REQUIREMENT
Reproduce the data below in full and exclude every picture.

───

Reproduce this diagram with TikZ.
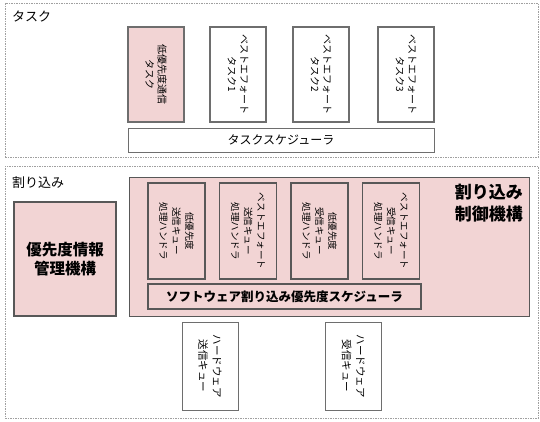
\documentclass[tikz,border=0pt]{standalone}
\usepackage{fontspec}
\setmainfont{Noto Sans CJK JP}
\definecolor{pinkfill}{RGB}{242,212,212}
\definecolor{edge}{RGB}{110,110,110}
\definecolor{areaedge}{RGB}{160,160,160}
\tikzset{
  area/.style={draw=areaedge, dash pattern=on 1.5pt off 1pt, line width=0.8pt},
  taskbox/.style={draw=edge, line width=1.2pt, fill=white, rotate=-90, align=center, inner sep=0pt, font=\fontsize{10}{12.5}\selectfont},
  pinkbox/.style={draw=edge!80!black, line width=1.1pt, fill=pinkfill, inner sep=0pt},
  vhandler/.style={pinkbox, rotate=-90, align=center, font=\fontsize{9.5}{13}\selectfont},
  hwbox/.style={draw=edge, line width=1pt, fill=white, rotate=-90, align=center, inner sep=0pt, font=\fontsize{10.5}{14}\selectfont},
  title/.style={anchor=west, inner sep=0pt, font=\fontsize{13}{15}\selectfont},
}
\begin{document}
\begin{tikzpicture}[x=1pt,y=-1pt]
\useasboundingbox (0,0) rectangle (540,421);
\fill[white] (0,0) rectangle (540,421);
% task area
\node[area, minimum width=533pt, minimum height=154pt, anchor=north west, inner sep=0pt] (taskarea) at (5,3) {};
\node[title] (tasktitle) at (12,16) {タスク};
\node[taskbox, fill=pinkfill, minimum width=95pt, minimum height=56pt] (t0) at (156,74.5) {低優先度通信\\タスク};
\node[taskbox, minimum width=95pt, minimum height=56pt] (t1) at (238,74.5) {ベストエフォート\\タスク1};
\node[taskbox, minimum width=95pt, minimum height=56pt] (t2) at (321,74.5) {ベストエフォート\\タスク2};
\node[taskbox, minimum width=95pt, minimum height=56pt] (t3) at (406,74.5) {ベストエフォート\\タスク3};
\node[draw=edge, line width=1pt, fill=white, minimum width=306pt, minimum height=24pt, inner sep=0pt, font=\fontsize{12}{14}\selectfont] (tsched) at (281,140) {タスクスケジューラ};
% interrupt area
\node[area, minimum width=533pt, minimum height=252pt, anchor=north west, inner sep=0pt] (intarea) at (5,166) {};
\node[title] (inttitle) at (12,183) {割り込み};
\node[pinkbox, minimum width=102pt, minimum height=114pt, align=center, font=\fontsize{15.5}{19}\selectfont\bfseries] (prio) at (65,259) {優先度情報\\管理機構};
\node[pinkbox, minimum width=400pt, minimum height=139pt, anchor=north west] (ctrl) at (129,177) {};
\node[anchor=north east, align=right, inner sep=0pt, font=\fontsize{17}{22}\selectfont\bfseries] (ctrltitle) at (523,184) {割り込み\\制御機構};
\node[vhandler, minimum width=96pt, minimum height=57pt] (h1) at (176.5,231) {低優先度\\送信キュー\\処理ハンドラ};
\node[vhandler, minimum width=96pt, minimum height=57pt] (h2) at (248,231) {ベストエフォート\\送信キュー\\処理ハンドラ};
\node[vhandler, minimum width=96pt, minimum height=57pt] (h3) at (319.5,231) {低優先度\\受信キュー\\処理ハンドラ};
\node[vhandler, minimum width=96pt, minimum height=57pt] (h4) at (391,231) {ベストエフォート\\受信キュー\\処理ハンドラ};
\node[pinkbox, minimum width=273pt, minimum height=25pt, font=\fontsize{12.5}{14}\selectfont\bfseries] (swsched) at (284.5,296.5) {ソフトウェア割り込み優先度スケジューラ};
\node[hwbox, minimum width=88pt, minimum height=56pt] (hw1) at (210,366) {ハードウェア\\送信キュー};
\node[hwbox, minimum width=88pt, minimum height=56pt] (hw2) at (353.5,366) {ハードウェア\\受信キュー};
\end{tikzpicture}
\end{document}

───

EXERCISE ANSWER
Reproduce this diagram with TikZ.
\documentclass[tikz,border=0pt]{standalone}
\usepackage{fontspec}
\setmainfont{Noto Sans CJK JP}
\definecolor{pinkfill}{RGB}{242,212,212}
\definecolor{edge}{RGB}{110,110,110}
\definecolor{areaedge}{RGB}{160,160,160}
\tikzset{
  area/.style={draw=areaedge, dash pattern=on 1.5pt off 1pt, line width=0.8pt},
  taskbox/.style={draw=edge, line width=1.2pt, fill=white, rotate=-90, align=center, inner sep=0pt, font=\fontsize{10}{12.5}\selectfont},
  pinkbox/.style={draw=edge!80!black, line width=1.1pt, fill=pinkfill, inner sep=0pt},
  vhandler/.style={pinkbox, rotate=-90, align=center, font=\fontsize{9.5}{13}\selectfont},
  hwbox/.style={draw=edge, line width=1pt, fill=white, rotate=-90, align=center, inner sep=0pt, font=\fontsize{10.5}{14}\selectfont},
  title/.style={anchor=west, inner sep=0pt, font=\fontsize{13}{15}\selectfont},
}
\begin{document}
\begin{tikzpicture}[x=1pt,y=-1pt]
\useasboundingbox (0,0) rectangle (540,421);
\fill[white] (0,0) rectangle (540,421);
% task area
\node[area, minimum width=533pt, minimum height=154pt, anchor=north west, inner sep=0pt] (taskarea) at (5,3) {};
\node[title] (tasktitle) at (12,16) {タスク};
\node[taskbox, fill=pinkfill, minimum width=95pt, minimum height=56pt] (t0) at (156,74.5) {低優先度通信\\タスク};
\node[taskbox, minimum width=95pt, minimum height=56pt] (t1) at (238,74.5) {ベストエフォート\\タスク1};
\node[taskbox, minimum width=95pt, minimum height=56pt] (t2) at (321,74.5) {ベストエフォート\\タスク2};
\node[taskbox, minimum width=95pt, minimum height=56pt] (t3) at (406,74.5) {ベストエフォート\\タスク3};
\node[draw=edge, line width=1pt, fill=white, minimum width=306pt, minimum height=24pt, inner sep=0pt, font=\fontsize{12}{14}\selectfont] (tsched) at (281,140) {タスクスケジューラ};
% interrupt area
\node[area, minimum width=533pt, minimum height=252pt, anchor=north west, inner sep=0pt] (intarea) at (5,166) {};
\node[title] (inttitle) at (12,183) {割り込み};
\node[pinkbox, minimum width=102pt, minimum height=114pt, align=center, font=\fontsize{15.5}{19}\selectfont\bfseries] (prio) at (65,259) {優先度情報\\管理機構};
\node[pinkbox, minimum width=400pt, minimum height=139pt, anchor=north west] (ctrl) at (129,177) {};
\node[anchor=north east, align=right, inner sep=0pt, font=\fontsize{17}{22}\selectfont\bfseries] (ctrltitle) at (523,184) {割り込み\\制御機構};
\node[vhandler, minimum width=96pt, minimum height=57pt] (h1) at (176.5,231) {低優先度\\送信キュー\\処理ハンドラ};
\node[vhandler, minimum width=96pt, minimum height=57pt] (h2) at (248,231) {ベストエフォート\\送信キュー\\処理ハンドラ};
\node[vhandler, minimum width=96pt, minimum height=57pt] (h3) at (319.5,231) {低優先度\\受信キュー\\処理ハンドラ};
\node[vhandler, minimum width=96pt, minimum height=57pt] (h4) at (391,231) {ベストエフォート\\受信キュー\\処理ハンドラ};
\node[pinkbox, minimum width=273pt, minimum height=25pt, font=\fontsize{12.5}{14}\selectfont\bfseries] (swsched) at (284.5,296.5) {ソフトウェア割り込み優先度スケジューラ};
\node[hwbox, minimum width=88pt, minimum height=56pt] (hw1) at (210,366) {ハードウェア\\送信キュー};
\node[hwbox, minimum width=88pt, minimum height=56pt] (hw2) at (353.5,366) {ハードウェア\\受信キュー};
\end{tikzpicture}
\end{document}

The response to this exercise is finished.